What is needed
Pull out every line from the listing that has the word "this".
____________________
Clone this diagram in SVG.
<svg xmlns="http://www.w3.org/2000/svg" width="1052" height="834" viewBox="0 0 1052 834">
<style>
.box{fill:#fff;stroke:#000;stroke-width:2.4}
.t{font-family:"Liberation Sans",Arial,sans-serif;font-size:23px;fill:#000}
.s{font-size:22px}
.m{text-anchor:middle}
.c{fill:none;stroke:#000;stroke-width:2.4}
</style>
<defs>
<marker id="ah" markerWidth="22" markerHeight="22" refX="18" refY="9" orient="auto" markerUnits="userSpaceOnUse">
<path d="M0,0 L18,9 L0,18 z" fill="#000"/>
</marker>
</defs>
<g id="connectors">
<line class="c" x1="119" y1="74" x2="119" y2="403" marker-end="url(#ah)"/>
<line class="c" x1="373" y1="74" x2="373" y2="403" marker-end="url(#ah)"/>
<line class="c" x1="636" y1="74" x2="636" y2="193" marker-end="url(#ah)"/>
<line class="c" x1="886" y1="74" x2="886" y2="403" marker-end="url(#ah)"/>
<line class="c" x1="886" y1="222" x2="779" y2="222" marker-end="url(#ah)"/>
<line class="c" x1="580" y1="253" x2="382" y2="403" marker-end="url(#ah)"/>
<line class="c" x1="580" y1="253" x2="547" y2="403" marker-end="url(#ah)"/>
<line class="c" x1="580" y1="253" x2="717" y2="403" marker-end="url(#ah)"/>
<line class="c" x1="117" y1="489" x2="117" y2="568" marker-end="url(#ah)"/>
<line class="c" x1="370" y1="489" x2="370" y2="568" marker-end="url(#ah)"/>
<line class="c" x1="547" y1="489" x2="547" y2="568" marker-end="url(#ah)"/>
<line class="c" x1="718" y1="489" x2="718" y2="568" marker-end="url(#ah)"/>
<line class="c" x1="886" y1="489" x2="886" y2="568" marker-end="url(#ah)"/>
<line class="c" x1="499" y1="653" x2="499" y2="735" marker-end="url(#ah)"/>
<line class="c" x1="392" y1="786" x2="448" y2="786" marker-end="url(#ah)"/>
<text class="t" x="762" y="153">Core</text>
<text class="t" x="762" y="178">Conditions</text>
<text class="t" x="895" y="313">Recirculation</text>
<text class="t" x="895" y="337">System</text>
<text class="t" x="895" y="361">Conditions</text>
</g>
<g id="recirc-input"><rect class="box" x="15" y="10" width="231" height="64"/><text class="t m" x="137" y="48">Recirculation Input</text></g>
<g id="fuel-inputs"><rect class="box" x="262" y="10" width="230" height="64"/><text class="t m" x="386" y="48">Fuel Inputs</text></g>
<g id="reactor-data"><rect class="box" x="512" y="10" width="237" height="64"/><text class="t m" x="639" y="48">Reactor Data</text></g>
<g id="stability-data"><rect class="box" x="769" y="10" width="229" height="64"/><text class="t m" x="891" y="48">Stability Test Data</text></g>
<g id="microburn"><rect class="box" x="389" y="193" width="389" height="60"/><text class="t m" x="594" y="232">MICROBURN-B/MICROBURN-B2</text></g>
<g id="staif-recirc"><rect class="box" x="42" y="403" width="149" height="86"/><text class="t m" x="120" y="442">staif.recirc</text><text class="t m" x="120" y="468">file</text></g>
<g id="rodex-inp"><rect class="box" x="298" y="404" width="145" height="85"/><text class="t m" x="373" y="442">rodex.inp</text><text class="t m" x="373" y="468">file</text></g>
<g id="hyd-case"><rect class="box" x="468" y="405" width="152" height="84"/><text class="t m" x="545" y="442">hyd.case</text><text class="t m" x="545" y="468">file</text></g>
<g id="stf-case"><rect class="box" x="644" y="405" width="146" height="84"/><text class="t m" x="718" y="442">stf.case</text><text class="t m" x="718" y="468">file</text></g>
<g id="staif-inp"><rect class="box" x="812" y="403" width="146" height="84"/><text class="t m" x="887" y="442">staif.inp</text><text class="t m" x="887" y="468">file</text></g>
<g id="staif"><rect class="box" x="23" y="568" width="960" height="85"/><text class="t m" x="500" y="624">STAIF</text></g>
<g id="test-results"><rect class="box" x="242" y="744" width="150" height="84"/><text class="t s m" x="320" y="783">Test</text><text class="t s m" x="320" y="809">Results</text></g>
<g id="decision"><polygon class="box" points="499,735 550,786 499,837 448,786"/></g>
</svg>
____________________
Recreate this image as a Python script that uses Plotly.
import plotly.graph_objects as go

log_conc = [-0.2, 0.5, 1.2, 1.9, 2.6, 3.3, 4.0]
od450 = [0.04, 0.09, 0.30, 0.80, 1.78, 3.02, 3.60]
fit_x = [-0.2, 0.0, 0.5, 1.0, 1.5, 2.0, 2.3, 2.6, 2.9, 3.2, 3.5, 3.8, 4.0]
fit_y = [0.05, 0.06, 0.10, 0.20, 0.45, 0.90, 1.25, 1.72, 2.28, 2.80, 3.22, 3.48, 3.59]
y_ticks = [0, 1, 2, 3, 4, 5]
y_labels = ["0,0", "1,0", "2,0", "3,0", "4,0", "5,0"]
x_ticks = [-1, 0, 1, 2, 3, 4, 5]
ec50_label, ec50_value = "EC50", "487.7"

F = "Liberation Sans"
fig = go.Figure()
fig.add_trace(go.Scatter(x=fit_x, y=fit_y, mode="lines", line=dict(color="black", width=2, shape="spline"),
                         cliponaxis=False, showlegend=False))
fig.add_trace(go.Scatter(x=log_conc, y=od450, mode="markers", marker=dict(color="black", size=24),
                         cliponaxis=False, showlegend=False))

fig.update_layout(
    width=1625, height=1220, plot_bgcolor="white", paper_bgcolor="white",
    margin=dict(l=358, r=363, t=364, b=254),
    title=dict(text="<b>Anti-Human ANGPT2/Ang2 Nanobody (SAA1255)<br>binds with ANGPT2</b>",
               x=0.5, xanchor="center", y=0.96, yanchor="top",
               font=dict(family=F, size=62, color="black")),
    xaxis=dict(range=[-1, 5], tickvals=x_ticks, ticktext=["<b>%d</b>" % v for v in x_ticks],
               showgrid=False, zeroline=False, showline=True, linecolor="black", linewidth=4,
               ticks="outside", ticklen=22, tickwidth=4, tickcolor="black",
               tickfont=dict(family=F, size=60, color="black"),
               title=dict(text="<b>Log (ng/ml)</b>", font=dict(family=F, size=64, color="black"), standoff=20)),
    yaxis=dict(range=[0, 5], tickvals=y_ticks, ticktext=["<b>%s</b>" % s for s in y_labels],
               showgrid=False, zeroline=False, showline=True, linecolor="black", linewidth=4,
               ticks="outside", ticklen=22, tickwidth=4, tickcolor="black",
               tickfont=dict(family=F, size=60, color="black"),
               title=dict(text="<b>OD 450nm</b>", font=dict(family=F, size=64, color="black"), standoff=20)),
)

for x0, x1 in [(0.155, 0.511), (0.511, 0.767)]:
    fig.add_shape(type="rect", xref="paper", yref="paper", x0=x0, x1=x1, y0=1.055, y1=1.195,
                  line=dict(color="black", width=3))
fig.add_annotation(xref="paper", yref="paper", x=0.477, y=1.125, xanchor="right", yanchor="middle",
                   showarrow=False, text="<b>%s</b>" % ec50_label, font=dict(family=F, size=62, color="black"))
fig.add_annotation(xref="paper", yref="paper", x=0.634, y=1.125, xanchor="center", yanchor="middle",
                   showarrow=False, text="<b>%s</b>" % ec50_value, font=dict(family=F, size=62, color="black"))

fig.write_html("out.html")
____________________
Full response
Clone this diagram in SVG.
Recreate this image as a Python script that uses Plotly.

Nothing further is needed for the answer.